Colden Parva (also known as Little Cowden) is a former village and ecclesiastical parish of the East Riding of Yorkshire that was lost due to coastal erosion. The name persisted as part of the ecclesiastical parish covering nearby Aldbrough until into the 1970s. The parish was moved into that of Mappleton.

Its name means a hill where charcoal was burnt.

== History ==
The village of Little Cowden is recorded in the Domesday Book as being one of the smallest populated places in the Domesday record. The village of Little Cowden is listed as having seven houses in 1401, and was being occupied until 1517, when it was largely deserted. Church records show that 24 persons were evicted on the orders of St Mary's Abbey in York. Although some farmsteads continued in the area, most of the land in the parish and village had been lost to coastal erosion. The village is recorded as being "swept away by the sea" in 1690, but the church had been lost as early as 1627. The area became the property of the Ros family, then the le Despenser family, and finally the Wentworths.

Little Cowden/Colden Parva was listed as a village as it had a church dedicated to St John the Evangelist. The presence of the church and the link in religious terms to the ecclesiastical parish of Aldbrough, meant that the name of the village was still listed in the 1970s. The York Diocesan Yearbook for 1975 has an entry for "Aldbrough, St Bartholomew, with Colden Parva, St John the Evangelist (now in the sea)." As a few acres of the parish still existed on dry land, churchwardens were still being elected to the defunct church in the 1970s due to an act dating back to the 13th century.

Parts of the old parish were still extant in the 19th and 20th centuries, with the ecclesiastical parish covering an area of 728 acre in 1852, however, the loss rate of land due to coastal erosion was listed as being 3.8 yard a year. What remained of Colden Parva in 1892 was two farms under its other name of Little Cowden.
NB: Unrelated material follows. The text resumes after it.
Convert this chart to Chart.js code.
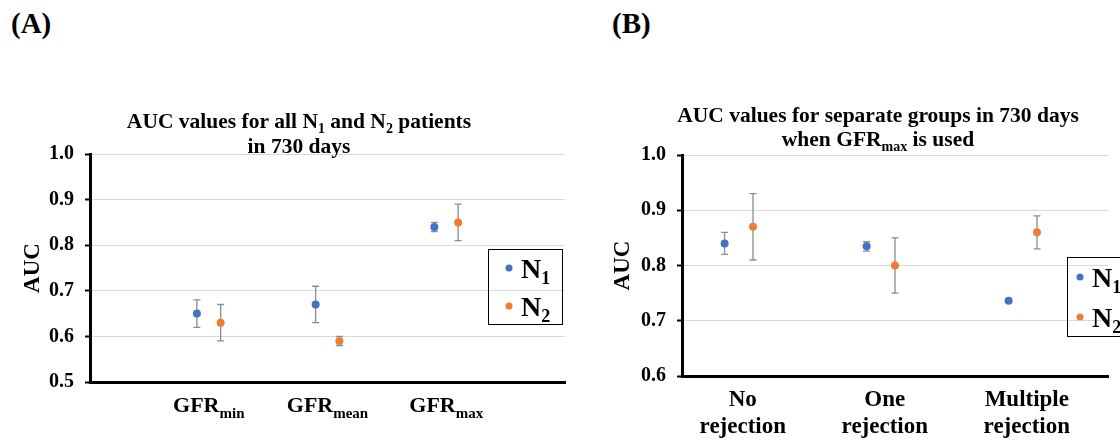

Most of what was left of Colden Parva/Little Cowden had been washed away by 2009.

===RAF Cowden===
The Royal Air Force operated a 600 acre bombing range on the beach at RAF Cowden between 1959 and 1998. The range was closed due to coastal erosion, which is quite common on the East Riding coast. The erosion regularly reveals buried ordnance. In February 2021, Brimstone Site Investigation was awarded a £1.5 million contract to clear the ordnance from the site over a four-year period. The contract was the first of its kind awarded to a civilian company by the Defence Infrastructure Organisation (DIO).

The local HM Coastguard team at Hornsea frequently attend reports of ordnance in the first instance and send the details to the Humber Coastguard Operations Centre and EOD ops centre to decide on the appropriate means of disposal. All ordnance found on the coast should be reported to the Coastguard by dialling 999.

No. 5131(BD) Squadron used to deploy from RAF Wittering in Cambridgeshire to make the old bombs safe but were disbanded in 2019 with the British Army and Royal Navy EOD teams continuing to operate nationally.